*Prompt*:
Images embedded in the records are excluded; print everything else exactly as given.
### Entries provided ###
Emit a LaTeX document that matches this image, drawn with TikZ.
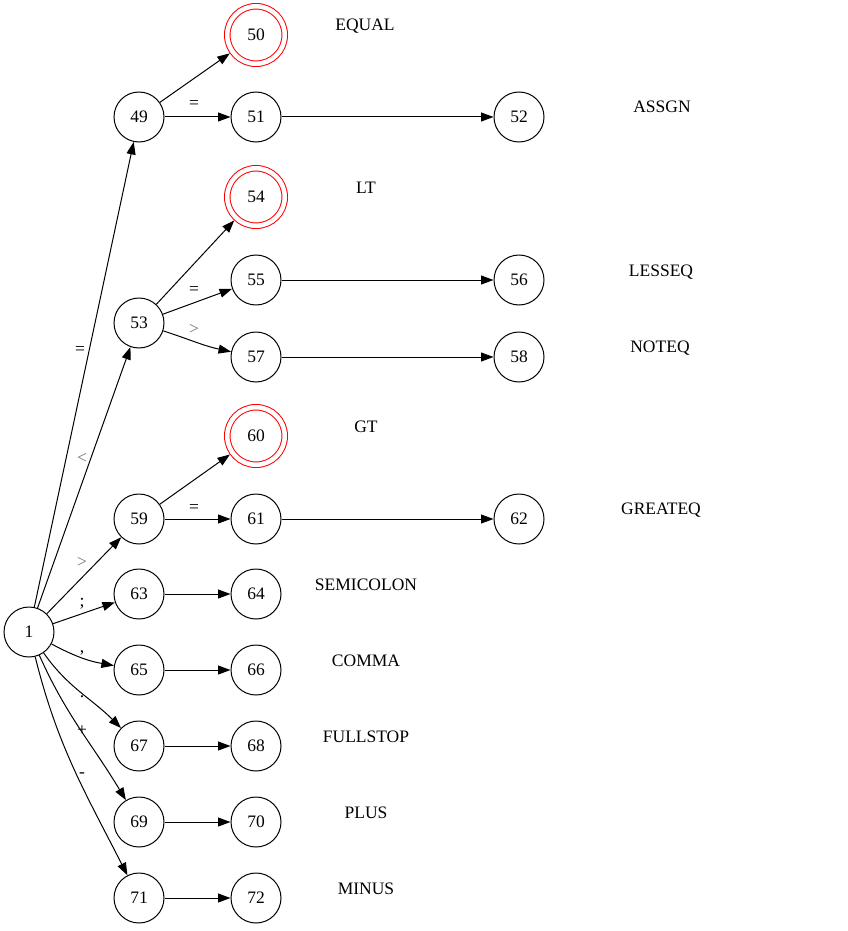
\documentclass[tikz,border=0pt]{standalone}
\usepackage{fontspec}
\setmainfont{Liberation Serif}
\usetikzlibrary{arrows.meta}

\tikzset{
    state/.style={circle, draw, line width=1pt, minimum size=50pt, inner sep=0pt, font=\fontsize{17.5}{20}\selectfont},
    accept/.style={state, draw=red, double=white, double distance=4.5pt, minimum size=57.5pt, outer sep=3.2pt},
    token/.style={anchor=base, inner sep=0pt, font=\fontsize{17.5}{20}\selectfont},
    elbl/.style={anchor=base, inner sep=0pt, font=\fontsize{17.5}{20}\selectfont},
    edge/.style={line width=1pt, -{Triangle[length=12.5pt,width=9pt]}}
}

\begin{document}
\begin{tikzpicture}[x=1pt, y=-1pt]
    \useasboundingbox (0,0) rectangle (847,931);

    % Start state
    \node[state] (n1) at (29,632) {1};

    % Draw = branch
    \node[state] (n49) at (139,117) {49};
    \node[accept] (n50) at (256,35) {50};
    \node[state] (n51) at (256,117) {51};
    \node[state] (n52) at (519,117) {52};
    \node[token] (t50) at (365,31) {EQUAL};
    \node[token] (t52) at (662,113) {ASSGN};
    \draw[edge] (n49) -- (n50);
    \draw[edge] (n49) -- (n51);
    \draw[edge] (n51) -- (n52);
    \node[elbl] (l51) at (194,109) {=};

    % Draw < branch
    \node[state] (n53) at (139,323) {53};
    \node[accept] (n54) at (256,197) {54};
    \node[state] (n55) at (256,280) {55};
    \node[state] (n56) at (519,280) {56};
    \node[state] (n57) at (256,357) {57};
    \node[state] (n58) at (519,357) {58};
    \node[token] (t54) at (366,193) {LT};
    \node[token] (t56) at (661,276) {LESSEQ};
    \node[token] (t58) at (660,352) {NOTEQ};
    \draw[edge] (n53) -- (n54);
    \draw[edge] (n53) -- (n55);
    \draw[edge] (n53) to[out=-18, in=168] (n57);
    \draw[edge] (n55) -- (n56);
    \draw[edge] (n57) -- (n58);
    \node[elbl] (l55) at (194,294) {=};
    \node[elbl, black!55] (l57) at (194,334) {>};

    % Draw > branch
    \node[state] (n59) at (139,519) {59};
    \node[accept] (n60) at (256,436) {60};
    \node[state] (n61) at (256,519) {61};
    \node[state] (n62) at (519,519) {62};
    \node[token] (t60) at (366,432) {GT};
    \node[token] (t62) at (661,514) {GREATEQ};
    \draw[edge] (n59) -- (n60);
    \draw[edge] (n59) -- (n61);
    \draw[edge] (n61) -- (n62);
    \node[elbl] (l61) at (194,512) {=};

    % Draw single character tokens
    \foreach \a/\b/\y/\tok in {63/64/594/SEMICOLON, 65/66/670/COMMA, 67/68/746/FULLSTOP, 69/70/822/PLUS, 71/72/898/MINUS} {
        \node[state] (n\a) at (139,\y) {\a};
        \node[state] (n\b) at (256,\y) {\b};
        \node[token] (t\b) at (366,\y-4) {\tok};
        \draw[edge] (n\a) -- (n\b);
    }

    % Draw edges out of the start state
    \draw[edge] (n1) -- (n49);
    \draw[edge] (n1) -- (n53);
    \draw[edge] (n1) -- (n59);
    \draw[edge] (n1) -- (n63);
    \draw[edge] (n1) to[out=-28, in=170] (n65);
    \draw[edge] (n1) to[out=-55, in=135] (n67);
    \draw[edge] (n1) to[out=-66, in=121] (n69);
    \draw[edge] (n1) to[out=-76, in=117] (n71);

    \node[elbl] (l49) at (80,354) {=};
    \node[elbl, black!55] (l53) at (82,463) {<};
    \node[elbl, black!55] (l59) at (82,567) {>};
    \node[elbl] (l63) at (82,606) {;};
    \node[elbl] (l65) at (82,652) {,};
    \node[elbl] (l67) at (82,697) {.};
    \node[elbl] (l69) at (82,735) {+};
    \node[elbl] (l71) at (82,777) {-};
\end{tikzpicture}
\end{document}
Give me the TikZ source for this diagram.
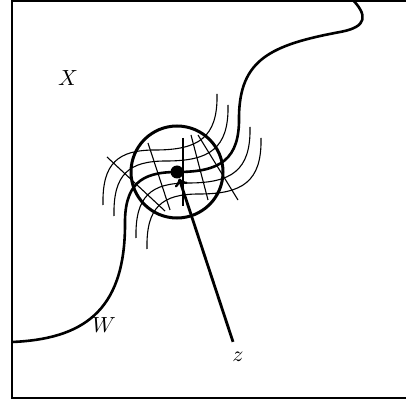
###
*Task answer*:
Emit a LaTeX document that matches this image, drawn with TikZ.
\documentclass[tikz,border=0pt]{standalone}
\usepackage{fontspec}
\setmainfont{Liberation Serif}
\usetikzlibrary{arrows.meta}

\tikzset{
    state/.style={circle, draw, line width=1pt, minimum size=50pt, inner sep=0pt, font=\fontsize{17.5}{20}\selectfont},
    accept/.style={state, draw=red, double=white, double distance=4.5pt, minimum size=57.5pt, outer sep=3.2pt},
    token/.style={anchor=base, inner sep=0pt, font=\fontsize{17.5}{20}\selectfont},
    elbl/.style={anchor=base, inner sep=0pt, font=\fontsize{17.5}{20}\selectfont},
    edge/.style={line width=1pt, -{Triangle[length=12.5pt,width=9pt]}}
}

\begin{document}
\begin{tikzpicture}[x=1pt, y=-1pt]
    \useasboundingbox (0,0) rectangle (847,931);

    % Start state
    \node[state] (n1) at (29,632) {1};

    % Draw = branch
    \node[state] (n49) at (139,117) {49};
    \node[accept] (n50) at (256,35) {50};
    \node[state] (n51) at (256,117) {51};
    \node[state] (n52) at (519,117) {52};
    \node[token] (t50) at (365,31) {EQUAL};
    \node[token] (t52) at (662,113) {ASSGN};
    \draw[edge] (n49) -- (n50);
    \draw[edge] (n49) -- (n51);
    \draw[edge] (n51) -- (n52);
    \node[elbl] (l51) at (194,109) {=};

    % Draw < branch
    \node[state] (n53) at (139,323) {53};
    \node[accept] (n54) at (256,197) {54};
    \node[state] (n55) at (256,280) {55};
    \node[state] (n56) at (519,280) {56};
    \node[state] (n57) at (256,357) {57};
    \node[state] (n58) at (519,357) {58};
    \node[token] (t54) at (366,193) {LT};
    \node[token] (t56) at (661,276) {LESSEQ};
    \node[token] (t58) at (660,352) {NOTEQ};
    \draw[edge] (n53) -- (n54);
    \draw[edge] (n53) -- (n55);
    \draw[edge] (n53) to[out=-18, in=168] (n57);
    \draw[edge] (n55) -- (n56);
    \draw[edge] (n57) -- (n58);
    \node[elbl] (l55) at (194,294) {=};
    \node[elbl, black!55] (l57) at (194,334) {>};

    % Draw > branch
    \node[state] (n59) at (139,519) {59};
    \node[accept] (n60) at (256,436) {60};
    \node[state] (n61) at (256,519) {61};
    \node[state] (n62) at (519,519) {62};
    \node[token] (t60) at (366,432) {GT};
    \node[token] (t62) at (661,514) {GREATEQ};
    \draw[edge] (n59) -- (n60);
    \draw[edge] (n59) -- (n61);
    \draw[edge] (n61) -- (n62);
    \node[elbl] (l61) at (194,512) {=};

    % Draw single character tokens
    \foreach \a/\b/\y/\tok in {63/64/594/SEMICOLON, 65/66/670/COMMA, 67/68/746/FULLSTOP, 69/70/822/PLUS, 71/72/898/MINUS} {
        \node[state] (n\a) at (139,\y) {\a};
        \node[state] (n\b) at (256,\y) {\b};
        \node[token] (t\b) at (366,\y-4) {\tok};
        \draw[edge] (n\a) -- (n\b);
    }

    % Draw edges out of the start state
    \draw[edge] (n1) -- (n49);
    \draw[edge] (n1) -- (n53);
    \draw[edge] (n1) -- (n59);
    \draw[edge] (n1) -- (n63);
    \draw[edge] (n1) to[out=-28, in=170] (n65);
    \draw[edge] (n1) to[out=-55, in=135] (n67);
    \draw[edge] (n1) to[out=-66, in=121] (n69);
    \draw[edge] (n1) to[out=-76, in=117] (n71);

    \node[elbl] (l49) at (80,354) {=};
    \node[elbl, black!55] (l53) at (82,463) {<};
    \node[elbl, black!55] (l59) at (82,567) {>};
    \node[elbl] (l63) at (82,606) {;};
    \node[elbl] (l65) at (82,652) {,};
    \node[elbl] (l67) at (82,697) {.};
    \node[elbl] (l69) at (82,735) {+};
    \node[elbl] (l71) at (82,777) {-};
\end{tikzpicture}
\end{document}
Give me the TikZ source for this diagram.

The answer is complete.